J: I run this business very differently than most businesses. I read a lot of business advice, even from women, and I pretty much rejected all of it. Which I question every day. [She laughs.] Is this a good idea that I’m doing this in this way? Can I be successful like this? I think I have to redefine what successful means. I need to redefine this every day. I mean, sometimes I have only five dollars to buy groceries, and I feel like a piece of shit, but then I think, look at everything I accomplished today. I have people coming in here who have so much shit they’re dealing with every day and yet they show up and they’re getting stronger.  I have people who tell me they have never been accepted by anyone, their whole lives. I have people here from so many backgrounds and cultures and languages and countries and that’s success. I’m making a lasting impact on everybody’s life in such a huge way and I get messages all the time from people who tell me I changed their lives and introduced them to a whole new perspective and that’s success.

M: So many people think that success is about power.

J: I’m not out there fighting the patriarchy, because I don’t care about them. I’m not out there fighting against them. It’s kind of like an anarchy situation, that we can take care of ourselves, that we don’t need you. I mean, the way I’m thinking about feminism now, is that capitalist ideology is built into all that. What if I don’t have that ideology? When you’re looking at women from other cultures, I mean, when I think of my background of being with Pakistanian women in a Muslim culture and how many people think of middle eastern women as being oppressed in some way, I have seriously never meta middle eastern woman who is oppressed, in my life, ever, because its kind of like, men will come in and rant and rail and women will smile and nod and then completely ignore everything he just said and do our own thing and its a constant. I’ve seen it over and over.  I mean, I go to the mosque, and the Iman is up there and giving his speech and the women’s section is its out of control.
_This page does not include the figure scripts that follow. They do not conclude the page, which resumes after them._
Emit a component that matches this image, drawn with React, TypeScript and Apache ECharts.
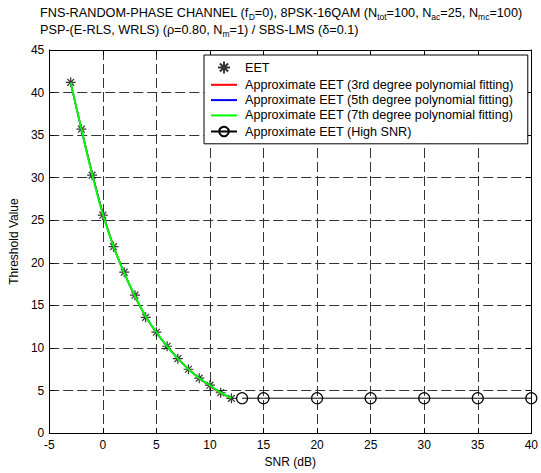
import React, { useEffect, useRef } from "react";
import * as echarts from "echarts";

const FONT = "'Liberation Sans', Arial, Helvetica, sans-serif";

// Tick labels / axis ranges
const xTicks = [-5, 0, 5, 10, 15, 20, 25, 30, 35, 40];
const yTicks = [0, 5, 10, 15, 20, 25, 30, 35, 40, 45];

// EET (simulated) points
const snrEET = [-3, -2, -1, 0, 1, 2, 3, 4, 5, 6, 7, 8, 9, 10, 11, 12];
const eetValues = [41.2, 35.7, 30.3, 25.6, 21.9, 18.9, 16.2, 13.6, 11.85, 10.2, 8.74, 7.5, 6.45, 5.63, 4.74, 4.08];

// Polynomial fits (approximate EET)
const snrFit = [-3, -2, -1, 0, 1, 2, 3, 4, 5, 6, 7, 8, 9, 10, 11, 12];
const fit3 = [41.1, 35.8, 30.6, 25.9, 22.0, 18.8, 16.0, 13.7, 11.8, 10.2, 8.8, 7.55, 6.45, 5.5, 4.7, 4.05];
const fit5 = [41.2, 35.6, 30.5, 25.8, 21.9, 18.8, 16.1, 13.7, 11.8, 10.2, 8.75, 7.5, 6.45, 5.55, 4.75, 4.1];
const fit7 = [41.2, 35.7, 30.4, 25.7, 21.9, 18.8, 16.1, 13.7, 11.85, 10.2, 8.75, 7.5, 6.45, 5.6, 4.75, 4.1];

// High SNR approximation
const snrHigh = [13, 15, 20, 25, 30, 35, 40];
const highValues = [4.1, 4.1, 4.1, 4.1, 4.1, 4.1, 4.1];

const seriesNames = [
  "EET",
  "Approximate EET (3rd degree polynomial fitting)",
  "Approximate EET (5th degree polynomial fitting)",
  "Approximate EET (7th degree polynomial fitting)",
  "Approximate EET (High SNR)",
];

const titleText =
  "FNS-RANDOM-PHASE CHANNEL (f{s|D}=0), 8PSK-16QAM (N{s|tot}=100, N{s|ac}=25, N{s|mc}=100)\n" +
  "PSP-(E-RLS, WRLS) (\u03c1=0.80, N{s|m}=1) / SBS-LMS (\u03b4=0.1)";

const ASTERISK = "path://M5 0L5 10M0 5L10 5M1.6 1.6L8.4 8.4M1.6 8.4L8.4 1.6";

const zip = (xs: number[], ys: number[]) => xs.map((x, i) => [x, ys[i]]);

export default function App() {
  const ref = useRef<HTMLDivElement>(null);
  useEffect(() => {
    if (!ref.current) return;
    const chart = echarts.init(ref.current, undefined, { renderer: "svg" });
    const axisCommon = {
      type: "value" as const,
      axisLine: { show: true, onZero: false, lineStyle: { color: "#000", width: 1 } },
      axisTick: { show: true, inside: true, length: 5, lineStyle: { color: "#000" } },
    };
    const xMin = xTicks[0];
    const xMax = xTicks[xTicks.length - 1];
    const yMin = yTicks[0];
    const yMax = yTicks[yTicks.length - 1];
    const grid = { type: [10, 4] as any, color: "#333", width: 1 };
    const hideSymbol = { opacity: 0 };
    chart.setOption({
      animation: false,
      backgroundColor: "#fff",
      textStyle: { fontFamily: FONT },
      title: {
        text: titleText,
        left: 40,
        top: 4,
        padding: 0,
        textStyle: {
          fontFamily: FONT,
          fontSize: 12.7,
          fontWeight: "normal",
          color: "#000",
          lineHeight: 17,
          rich: {
            s: { fontFamily: FONT, fontSize: 8.5, lineHeight: 10, padding: [8, 0, 0, 0], color: "#000" },
          },
        },
      },
      grid: { left: 45, right: 8, top: 50, bottom: 37, containLabel: false },
      legend: {
        orient: "vertical",
        left: 204,
        top: 55,
        padding: [4, 14, 5, 6],
        itemWidth: 26,
        itemHeight: 12,
        itemGap: 2.3,
        borderColor: "#000",
        borderWidth: 1,
        backgroundColor: "#fff",
        align: "left",
        textStyle: { fontFamily: FONT, fontSize: 12.6, color: "#000", padding: [0, 0, 0, 3] },
        data: [
          { name: seriesNames[0] },
          { name: seriesNames[1], itemStyle: hideSymbol },
          { name: seriesNames[2], itemStyle: hideSymbol },
          { name: seriesNames[3], itemStyle: hideSymbol },
          { name: seriesNames[4] },
        ],
      },
      xAxis: [
        {
          ...axisCommon,
          min: xMin,
          max: xMax,
          interval: 5,
          position: "bottom",
          axisLabel: { color: "#000", fontSize: 12, fontFamily: FONT, margin: 6 },
          splitLine: { show: true, lineStyle: grid },
          name: "SNR (dB)",
          nameLocation: "middle",
          nameGap: 21,
          nameTextStyle: { color: "#000", fontSize: 12, fontFamily: FONT },
        },
        {
          ...axisCommon,
          min: xMin,
          max: xMax,
          interval: 5,
          position: "top",
          axisLabel: { show: false },
          splitLine: { show: false },
        },
      ],
      yAxis: [
        {
          ...axisCommon,
          min: yMin,
          max: yMax,
          interval: 5,
          position: "left",
          axisLabel: { color: "#000", fontSize: 12, fontFamily: FONT, margin: 5 },
          splitLine: { show: true, lineStyle: grid },
          name: "Threshold Value",
          nameLocation: "middle",
          nameGap: 26,
          nameRotate: 90,
          nameTextStyle: { color: "#000", fontSize: 12, fontFamily: FONT },
        },
        {
          ...axisCommon,
          min: yMin,
          max: yMax,
          interval: 5,
          position: "right",
          axisLabel: { show: false },
          splitLine: { show: false },
        },
      ],
      series: [
        {
          name: seriesNames[0],
          type: "scatter",
          data: zip(snrEET, eetValues),
          symbol: ASTERISK,
          symbolSize: 10,
          symbolKeepAspect: true,
          itemStyle: { color: "none", borderColor: "#000", borderWidth: 1.2 },
        },
        {
          name: seriesNames[1],
          type: "line",
          data: zip(snrFit, fit3),
          smooth: 0.3,
          symbol: "none",
          lineStyle: { color: "#ff0000", width: 1.5 },
          itemStyle: { color: "#ff0000" },
        },
        {
          name: seriesNames[2],
          type: "line",
          data: zip(snrFit, fit5),
          smooth: 0.3,
          symbol: "none",
          lineStyle: { color: "#0000ff", width: 1.5 },
          itemStyle: { color: "#0000ff" },
        },
        {
          name: seriesNames[3],
          type: "line",
          data: zip(snrFit, fit7),
          smooth: 0.3,
          symbol: "none",
          lineStyle: { color: "#00ff00", width: 2 },
          itemStyle: { color: "#00ff00" },
        },
        {
          name: seriesNames[4],
          type: "line",
          data: zip(snrHigh, highValues),
          symbol: "circle",
          symbolSize: 11,
          showAllSymbol: true,
          lineStyle: { color: "#000", width: 1 },
          itemStyle: { color: "none", borderColor: "#000", borderWidth: 1.2 },
        },
      ],
    });
    return () => chart.dispose();
  }, []);
  return (
    <div
      ref={ref}
      style={{ position: "fixed", left: 0, top: 0, width: 541, height: 473, background: "#fff" }}
    />
  );
}
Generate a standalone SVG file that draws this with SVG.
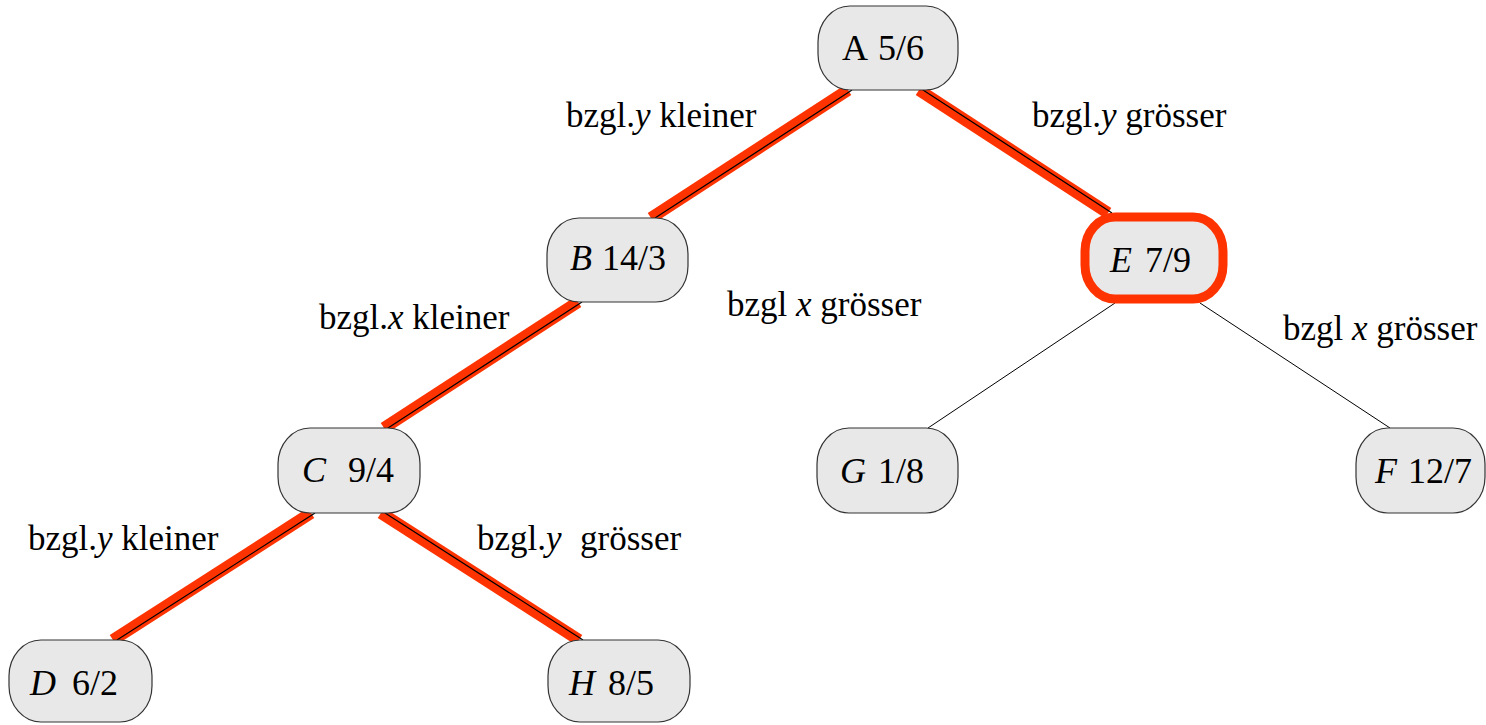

There are women talking and kids yelling and nobody is sitting down and this poor guy is talking about God or whatever and every five minutes it’s like, sisters, can you keep it down, sisters, can you keep it quiet and every five minutes it will erupt again and I’m like, these women just don’t care. You want to put us in the back, separate from us, this is what you’re going to get. And that’s it. You think we’re not important. If we were up here in front, yeah, we’d probably be listening, too. But you make it so there’s a separate section and we’re inconsequential in back? Yeah, guess what, we don’t give a shit. I’ve seen men come back and try to arrange the chairs and the old grandma lady is like, ok, great, and as soon as he leaves, she puts it right back where it was. It’s hilarious to me.

M: Do you think that’s a sort of resistance?

J: Oh yeah, and it’s constant. Women are doing their own thing, always.